▶ Material
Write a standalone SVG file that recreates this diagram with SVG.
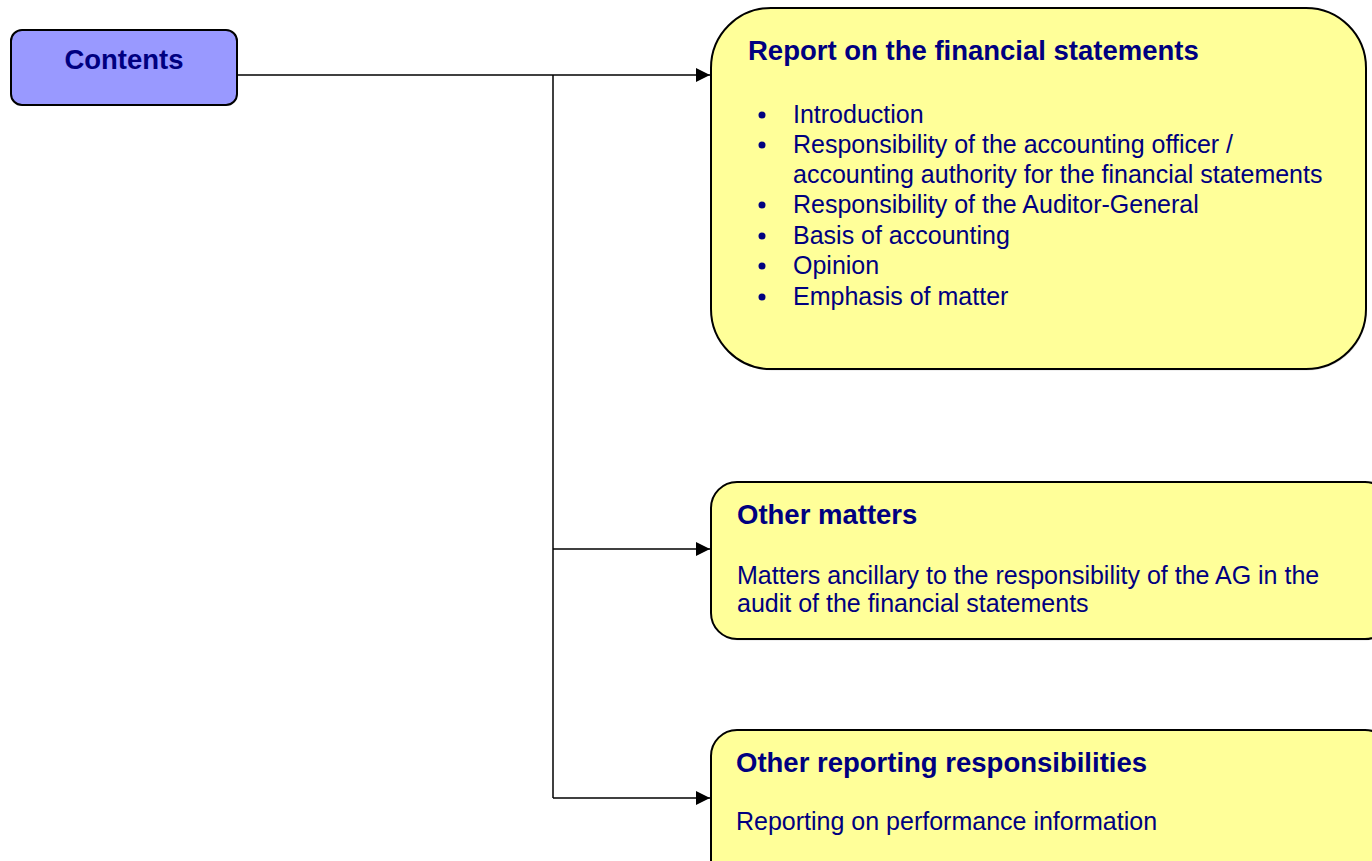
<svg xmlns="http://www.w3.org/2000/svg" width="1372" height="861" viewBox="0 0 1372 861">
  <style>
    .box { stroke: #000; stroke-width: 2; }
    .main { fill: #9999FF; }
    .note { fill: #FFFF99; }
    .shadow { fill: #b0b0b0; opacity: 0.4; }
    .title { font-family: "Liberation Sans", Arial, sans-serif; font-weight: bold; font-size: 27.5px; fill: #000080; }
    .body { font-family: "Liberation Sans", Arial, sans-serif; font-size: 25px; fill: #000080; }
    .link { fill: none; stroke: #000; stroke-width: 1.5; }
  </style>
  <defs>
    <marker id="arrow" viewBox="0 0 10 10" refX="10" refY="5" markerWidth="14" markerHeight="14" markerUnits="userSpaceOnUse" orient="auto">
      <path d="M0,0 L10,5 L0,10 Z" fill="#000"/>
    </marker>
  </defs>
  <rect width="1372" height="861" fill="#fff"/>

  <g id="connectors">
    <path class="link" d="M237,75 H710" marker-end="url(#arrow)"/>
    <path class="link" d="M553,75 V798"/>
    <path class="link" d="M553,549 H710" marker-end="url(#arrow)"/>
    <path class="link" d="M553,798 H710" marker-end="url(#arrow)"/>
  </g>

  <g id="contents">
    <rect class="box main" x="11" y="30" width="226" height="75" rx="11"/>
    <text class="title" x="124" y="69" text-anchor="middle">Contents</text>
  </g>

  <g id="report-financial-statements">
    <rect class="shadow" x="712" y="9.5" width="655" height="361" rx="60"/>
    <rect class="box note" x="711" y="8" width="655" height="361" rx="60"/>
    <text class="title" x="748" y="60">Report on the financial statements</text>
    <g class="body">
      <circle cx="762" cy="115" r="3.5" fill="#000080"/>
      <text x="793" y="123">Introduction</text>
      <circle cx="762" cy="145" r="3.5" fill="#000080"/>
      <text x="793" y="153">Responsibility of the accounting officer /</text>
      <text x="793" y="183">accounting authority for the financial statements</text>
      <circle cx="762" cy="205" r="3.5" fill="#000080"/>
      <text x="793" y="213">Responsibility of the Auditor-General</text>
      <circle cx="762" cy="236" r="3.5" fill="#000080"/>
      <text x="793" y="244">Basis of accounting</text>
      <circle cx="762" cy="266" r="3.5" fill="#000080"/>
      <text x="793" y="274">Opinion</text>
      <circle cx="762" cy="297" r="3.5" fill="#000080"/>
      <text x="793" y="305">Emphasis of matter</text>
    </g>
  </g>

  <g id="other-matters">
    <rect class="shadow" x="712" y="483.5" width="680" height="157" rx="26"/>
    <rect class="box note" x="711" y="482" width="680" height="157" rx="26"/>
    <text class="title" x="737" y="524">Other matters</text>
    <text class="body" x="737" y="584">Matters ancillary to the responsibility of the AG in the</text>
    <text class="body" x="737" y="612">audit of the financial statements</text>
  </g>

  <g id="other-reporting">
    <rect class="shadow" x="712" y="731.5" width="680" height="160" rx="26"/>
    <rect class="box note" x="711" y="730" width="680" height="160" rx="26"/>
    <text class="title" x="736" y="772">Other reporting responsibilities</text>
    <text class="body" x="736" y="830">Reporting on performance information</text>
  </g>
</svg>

▶ Your instructions
Reproduce the full material exactly, excluding the pictures.

▶ Complete output
Write a standalone SVG file that recreates this diagram with SVG.
<svg xmlns="http://www.w3.org/2000/svg" width="1372" height="861" viewBox="0 0 1372 861">
  <style>
    .box { stroke: #000; stroke-width: 2; }
    .main { fill: #9999FF; }
    .note { fill: #FFFF99; }
    .shadow { fill: #b0b0b0; opacity: 0.4; }
    .title { font-family: "Liberation Sans", Arial, sans-serif; font-weight: bold; font-size: 27.5px; fill: #000080; }
    .body { font-family: "Liberation Sans", Arial, sans-serif; font-size: 25px; fill: #000080; }
    .link { fill: none; stroke: #000; stroke-width: 1.5; }
  </style>
  <defs>
    <marker id="arrow" viewBox="0 0 10 10" refX="10" refY="5" markerWidth="14" markerHeight="14" markerUnits="userSpaceOnUse" orient="auto">
      <path d="M0,0 L10,5 L0,10 Z" fill="#000"/>
    </marker>
  </defs>
  <rect width="1372" height="861" fill="#fff"/>

  <g id="connectors">
    <path class="link" d="M237,75 H710" marker-end="url(#arrow)"/>
    <path class="link" d="M553,75 V798"/>
    <path class="link" d="M553,549 H710" marker-end="url(#arrow)"/>
    <path class="link" d="M553,798 H710" marker-end="url(#arrow)"/>
  </g>

  <g id="contents">
    <rect class="box main" x="11" y="30" width="226" height="75" rx="11"/>
    <text class="title" x="124" y="69" text-anchor="middle">Contents</text>
  </g>

  <g id="report-financial-statements">
    <rect class="shadow" x="712" y="9.5" width="655" height="361" rx="60"/>
    <rect class="box note" x="711" y="8" width="655" height="361" rx="60"/>
    <text class="title" x="748" y="60">Report on the financial statements</text>
    <g class="body">
      <circle cx="762" cy="115" r="3.5" fill="#000080"/>
      <text x="793" y="123">Introduction</text>
      <circle cx="762" cy="145" r="3.5" fill="#000080"/>
      <text x="793" y="153">Responsibility of the accounting officer /</text>
      <text x="793" y="183">accounting authority for the financial statements</text>
      <circle cx="762" cy="205" r="3.5" fill="#000080"/>
      <text x="793" y="213">Responsibility of the Auditor-General</text>
      <circle cx="762" cy="236" r="3.5" fill="#000080"/>
      <text x="793" y="244">Basis of accounting</text>
      <circle cx="762" cy="266" r="3.5" fill="#000080"/>
      <text x="793" y="274">Opinion</text>
      <circle cx="762" cy="297" r="3.5" fill="#000080"/>
      <text x="793" y="305">Emphasis of matter</text>
    </g>
  </g>

  <g id="other-matters">
    <rect class="shadow" x="712" y="483.5" width="680" height="157" rx="26"/>
    <rect class="box note" x="711" y="482" width="680" height="157" rx="26"/>
    <text class="title" x="737" y="524">Other matters</text>
    <text class="body" x="737" y="584">Matters ancillary to the responsibility of the AG in the</text>
    <text class="body" x="737" y="612">audit of the financial statements</text>
  </g>

  <g id="other-reporting">
    <rect class="shadow" x="712" y="731.5" width="680" height="160" rx="26"/>
    <rect class="box note" x="711" y="730" width="680" height="160" rx="26"/>
    <text class="title" x="736" y="772">Other reporting responsibilities</text>
    <text class="body" x="736" y="830">Reporting on performance information</text>
  </g>
</svg>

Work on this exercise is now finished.